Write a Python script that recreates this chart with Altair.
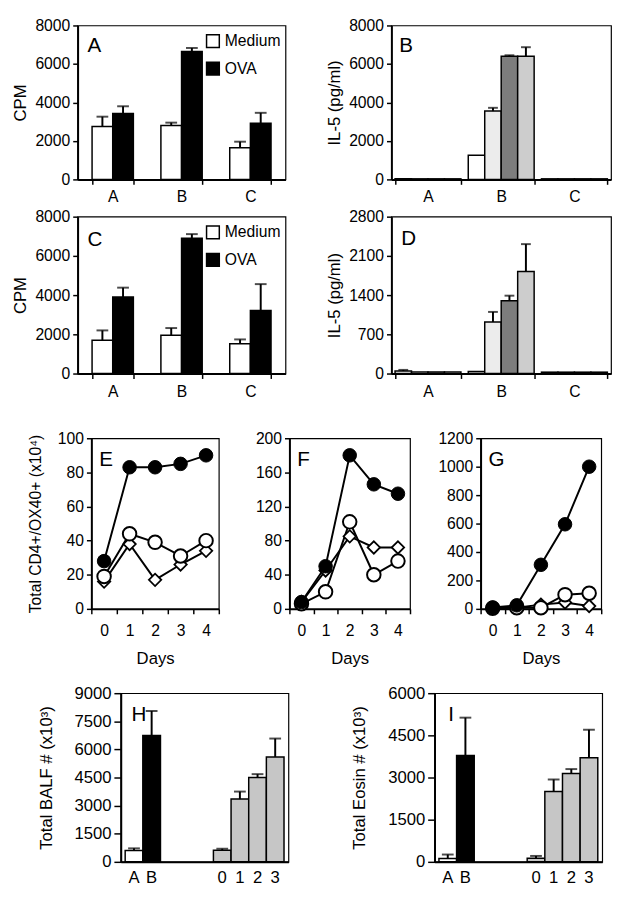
import altair as alt
import pandas as pd

FONT = "Liberation Sans"

# ---------------- Panels A and C : proliferation (CPM) ----------------
groups = ["A", "B", "C"]
stims = ["Medium", "OVA"]
stim_fills = ["white", "black"]
cpm_ticks = [0, 2000, 4000, 6000, 8000]

a_medium = [2750, 2800, 1650]
a_medium_top = [3260, 2950, 1960]
a_ova = [3420, 6650, 2920]
a_ova_top = [3800, 6830, 3460]

c_medium = [1700, 1950, 1520]
c_medium_top = [2200, 2320, 1740]
c_ova = [3900, 6900, 3220]
c_ova_top = [4380, 7110, 4560]

# ---------------- Panels B and D : IL-5 ----------------
il5_series = ["s1", "s2", "s3", "s4"]
il5_fills = ["white", "#ececec", "#7d7d7d", "#cdcdcd"]
b_ticks = [0, 2000, 4000, 6000, 8000]
b_group_A = [30, 30, 30, 30]
b_group_B = [1250, 3550, 6400, 6400]
b_group_C = [30, 30, 30, 30]
b_group_B_top = [1250, 3720, 6450, 6870]

d_ticks = [0, 700, 1400, 2100, 2800]
d_group_A = [45, 30, 30, 30]
d_group_A_top = [65, 30, 30, 30]
d_group_B = [35, 920, 1300, 1820]
d_group_B_top = [35, 1100, 1390, 2310]
d_group_C = [25, 25, 25, 25]

# ---------------- Panels E, F, G : CD4+/OX40+ time course ----------------
days = ["0", "1", "2", "3", "4"]
e_filled = [28, 83, 83, 85, 90]
e_open = [19, 44, 39, 31, 40]
e_diamond = [16, 38, 17, 26, 34]
e_ticks = [0, 20, 40, 60, 80, 100]

f_filled = [8, 50, 180, 146, 135]
f_open = [6, 20, 102, 40, 56]
f_diamond = [8, 45, 85, 72, 72]
f_ticks = [0, 40, 80, 120, 160, 200]

g_filled = [10, 25, 310, 595, 1000]
g_open = [5, 8, 8, 100, 110]
g_diamond = [5, 8, 30, 45, 20]
g_ticks = [0, 200, 400, 600, 800, 1000, 1200]

# ---------------- Panels H and I : BALF ----------------
hi_cats = ["A", "B", "0", "1", "2", "3"]
hi_domain = ["A", "B", " ", "  ", "   ", "0", "1", "2", "3"]
hi_fills = ["white", "black", "#c6c6c6", "#c6c6c6", "#c6c6c6", "#c6c6c6"]
h_vals = [600, 6750, 620, 3350, 4500, 5600]
h_top = [720, 8050, 700, 3750, 4680, 6580]
h_ticks = [0, 1500, 3000, 4500, 6000, 7500, 9000]
i_vals = [120, 3780, 130, 2500, 3140, 3700]
i_top = [260, 5130, 210, 2930, 3300, 4700]
i_ticks = [0, 1500, 3000, 4500, 6000]

spacer_df = pd.DataFrame({"s": [0]})


def spacer(w, h):
    return (
        alt.Chart(spacer_df)
        .mark_rect(opacity=0)
        .encode(x=alt.value(0), x2=alt.value(w), y=alt.value(0), y2=alt.value(h))
        .properties(width=w, height=h, view=alt.ViewBackground(stroke="transparent"))
    )


def letter(txt, dx, dy):
    return (
        alt.Chart(pd.DataFrame({"t": [txt]}))
        .mark_text(align="left", baseline="middle", fontSize=21, font=FONT, color="black")
        .encode(text="t:N", x=alt.value(dx), y=alt.value(dy))
    )


def y_axis(values, title, label_size, title_size, extent, title_pad, tick=5):
    kw = dict(values=values, format="d", title=title, labelFontSize=label_size,
              titleFontSize=title_size, tickSize=tick, labelPadding=3, grid=False)
    if title is not None:
        kw.update(minExtent=extent, maxExtent=extent, titlePadding=title_pad)
    return alt.Axis(**kw)


x_axis_groups = alt.Axis(
    title=None, tickBand="extent", labelAngle=0, labelFontSize=16,
    tickSize=5, labelPadding=5,
)


def grouped_panel(df, sub_field, sub_domain, fill_range, y_max, y_ticks, y_title,
                  letter_txt, lx, ly, width, height, pad_inner, pad_outer, cap,
                  legend=None):
    n = len(sub_domain)
    step = width / (len(groups) - pad_inner + 2 * pad_outer)
    bw = step * (1 - pad_inner) / n
    x = alt.X("group:N", scale=alt.Scale(domain=groups, paddingInner=pad_inner,
                                         paddingOuter=pad_outer), axis=x_axis_groups)
    ax = y_axis(y_ticks, y_title, 16, 17, 44, 5)
    sc = alt.Scale(domain=[0, y_max], nice=False)
    fill = alt.Fill(f"{sub_field}:N", scale=alt.Scale(domain=sub_domain, range=fill_range),
                    legend=legend)
    layers = []
    for k, s in enumerate(sub_domain):
        off = (k - (n - 1) / 2) * bw
        sub = alt.Chart(df).transform_filter(f"datum.{sub_field} == '{s}'")
        layers.append(sub.mark_bar(stroke="black", strokeWidth=1.5, width=bw, xOffset=off)
                      .encode(x=x, y=alt.Y("val:Q", scale=sc, axis=ax), fill=fill))
    for k, s in enumerate(sub_domain):
        off = (k - (n - 1) / 2) * bw
        sub = alt.Chart(df).transform_filter(
            f"datum.{sub_field} == '{s}' && datum.top > datum.val")
        layers.append(sub.mark_rule(color="black", strokeWidth=2, xOffset=off)
                      .encode(x=x, y=alt.Y("val:Q", scale=sc, axis=ax), y2="top:Q"))
        layers.append(sub.mark_tick(color="black", thickness=2, size=cap, xOffset=off)
                      .encode(x=x, y=alt.Y("top:Q", scale=sc, axis=ax)))
    layers.append(letter(letter_txt, lx, ly))
    return alt.layer(*layers).properties(width=width, height=height)


def cpm_frame(med, med_top, ova, ova_top):
    rows = []
    for g, m, mt, o, ot in zip(groups, med, med_top, ova, ova_top):
        rows.append({"group": g, "stim": "Medium", "val": m, "top": mt})
        rows.append({"group": g, "stim": "OVA", "val": o, "top": ot})
    return pd.DataFrame(rows)


def il5_frame(vals_by_group, tops_by_group):
    rows = []
    for g, vals, tops in zip(groups, vals_by_group, tops_by_group):
        for s, v, t in zip(il5_series, vals, tops):
            rows.append({"group": g, "series": s, "val": v, "top": t})
    return pd.DataFrame(rows)


legend_spec = alt.Legend(
    title=None, orient="none", legendX=130, legendY=8, symbolType="square",
    symbolSize=169, symbolStrokeColor="black", symbolStrokeWidth=1.5,
    labelFontSize=16, labelFont=FONT, labelColor="black", rowPadding=8,
    padding=0, labelOffset=4,
)

H1 = 157
H2 = 160
W_AC = 212
W_BD = 224
panel_A = grouped_panel(cpm_frame(a_medium, a_medium_top, a_ova, a_ova_top), "stim", stims,
                        stim_fills, 8000, cpm_ticks, "CPM", "A", 10, 21, W_AC, H1,
                        0.4, 0.21, 12, legend_spec)
panel_C = grouped_panel(cpm_frame(c_medium, c_medium_top, c_ova, c_ova_top), "stim", stims,
                        stim_fills, 8000, cpm_ticks, "CPM", "C", 10, 24, W_AC, H2,
                        0.4, 0.21, 12, legend_spec)
panel_B = grouped_panel(il5_frame([b_group_A, b_group_B, b_group_C],
                                  [b_group_A, b_group_B_top, b_group_C]),
                        "series", il5_series, il5_fills, 8000, b_ticks, "IL-5 (pg/ml)",
                        "B", 8, 21, W_BD, H1, 0.1, 0.05, 10)
panel_D = grouped_panel(il5_frame([d_group_A, d_group_B, d_group_C],
                                  [d_group_A_top, d_group_B_top, d_group_C]),
                        "series", il5_series, il5_fills, 2800, d_ticks, "IL-5 (pg/ml)",
                        "D", 10, 23, W_BD, H2, 0.1, 0.05, 10)

H3 = 174


def line_panel(filled, opened, diamond, y_max, y_ticks, y_title, letter_txt, width):
    rows = []
    for series, vals in (("diamond", diamond), ("open", opened), ("filled", filled)):
        for d, v in zip(days, vals):
            rows.append({"day": d, "val": v, "series": series})
    df = pd.DataFrame(rows)
    x = alt.X("day:N", scale=alt.Scale(type="band", domain=days, paddingInner=0, paddingOuter=0),
              axis=alt.Axis(title="Days", tickBand="extent", labelAngle=0, labelFontSize=16,
                            labelPadding=9, tickSize=5, titleFontSize=17, titlePadding=13))
    y = alt.Y("val:Q", scale=alt.Scale(domain=[0, y_max], nice=False),
              axis=y_axis(y_ticks, y_title, 16, 16, 44, 5))
    base = alt.Chart(df).encode(x=x, y=y)
    line = base.mark_line(color="black", strokeWidth=2).encode(detail="series:N")
    dia = base.transform_filter("datum.series == 'diamond'").mark_point(
        shape="diamond", filled=True, fill="white", stroke="black", strokeWidth=1.8,
        size=160, opacity=1)
    opn = base.transform_filter("datum.series == 'open'").mark_point(
        shape="circle", filled=True, fill="white", stroke="black", strokeWidth=2,
        size=190, opacity=1)
    fil = base.transform_filter("datum.series == 'filled'").mark_point(
        shape="circle", filled=True, fill="black", stroke="black", strokeWidth=1,
        size=190, opacity=1)
    return alt.layer(line, dia, opn, fil, letter(letter_txt, 8, 22)).properties(
        width=width, height=H3)


panel_E = line_panel(e_filled, e_open, e_diamond, 100, e_ticks,
                     "Total CD4+/OX40+ (x10⁴)", "E", 130)
panel_F = line_panel(f_filled, f_open, f_diamond, 200, f_ticks, None, "F", 123)
panel_G = line_panel(g_filled, g_open, g_diamond, 1200, g_ticks, None, "G", 123)

H4 = 172


def balf_panel(vals, tops, y_max, y_ticks, y_title, letter_txt, lx, width):
    df = pd.DataFrame({"cat": hi_cats, "val": vals, "top": tops})
    x = alt.X("cat:N", scale=alt.Scale(domain=hi_domain, paddingInner=0, paddingOuter=0.25),
              axis=alt.Axis(title=None, labelAngle=0, labelFontSize=17, ticks=False,
                            tickSize=0, labelPadding=8))
    ax = y_axis(y_ticks, y_title, 17, 17, 58, 9, tick=7)
    sc = alt.Scale(domain=[0, y_max], nice=False)
    bars = alt.Chart(df).mark_bar(stroke="black", strokeWidth=1.5).encode(
        x=x, y=alt.Y("val:Q", scale=sc, axis=ax),
        fill=alt.Fill("cat:N", scale=alt.Scale(domain=hi_cats, range=hi_fills), legend=None))
    err = alt.Chart(df).transform_filter("datum.top > datum.val")
    rule = err.mark_rule(color="black", strokeWidth=2).encode(
        x=x, y=alt.Y("val:Q", scale=sc, axis=ax), y2="top:Q")
    capm = err.mark_tick(color="black", thickness=2, size=12).encode(
        x=x, y=alt.Y("top:Q", scale=sc, axis=ax))
    return alt.layer(bars, rule, capm, letter(letter_txt, lx, 22)).properties(
        width=width, height=H4)


panel_H = balf_panel(h_vals, h_top, 9000, h_ticks, "Total BALF # (x10³)", "H", 11, 171)
panel_I = balf_panel(i_vals, i_top, 6000, i_ticks, "Total Eosin # (x10³)", "I", 14, 171)

row1 = alt.hconcat(spacer(1, 10), panel_A, spacer(37, 10), panel_B,
                   spacing=0).resolve_scale(fill="independent")
row2 = alt.hconcat(spacer(1, 10), panel_C, spacer(37, 10), panel_D,
                   spacing=0).resolve_scale(fill="independent")
row3 = alt.hconcat(spacer(17, 10), panel_E, spacer(32, 10), panel_F, spacer(23, 10), panel_G,
                   spacing=0).resolve_scale(fill="independent")
row4 = alt.hconcat(spacer(27, 10), panel_H, spacer(60, 10), panel_I,
                   spacing=0).resolve_scale(fill="independent")

chart = (
    alt.vconcat(row1, row2, spacer(1, 24), row3, spacer(1, 10), row4, spacing=2)
    .resolve_scale(fill="independent")
    .properties(padding=0)
    .configure(font=FONT)
    .configure_view(stroke="black", strokeWidth=1.2)
    .configure_axis(grid=False, domainColor="black", domainWidth=2, tickColor="black",
                    tickWidth=1.5, labelColor="black", titleColor="black", labelFont=FONT,
                    titleFont=FONT, titleFontWeight="normal")
)

chart.save("out.html", embed_options={"renderer": "svg", "actions": False})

########################################

_DIRECTIVE_.
Could the lines from the top of the material through the line with "cpm_ticks = [0, 2000, 4000, 6000, 8000]" be repeated exactly, pictures left out?

_CORRECT OUTPUT_.
Write a Python script that recreates this chart with Altair.
import altair as alt
import pandas as pd

FONT = "Liberation Sans"

# ---------------- Panels A and C : proliferation (CPM) ----------------
groups = ["A", "B", "C"]
stims = ["Medium", "OVA"]
stim_fills = ["white", "black"]
cpm_ticks = [0, 2000, 4000, 6000, 8000]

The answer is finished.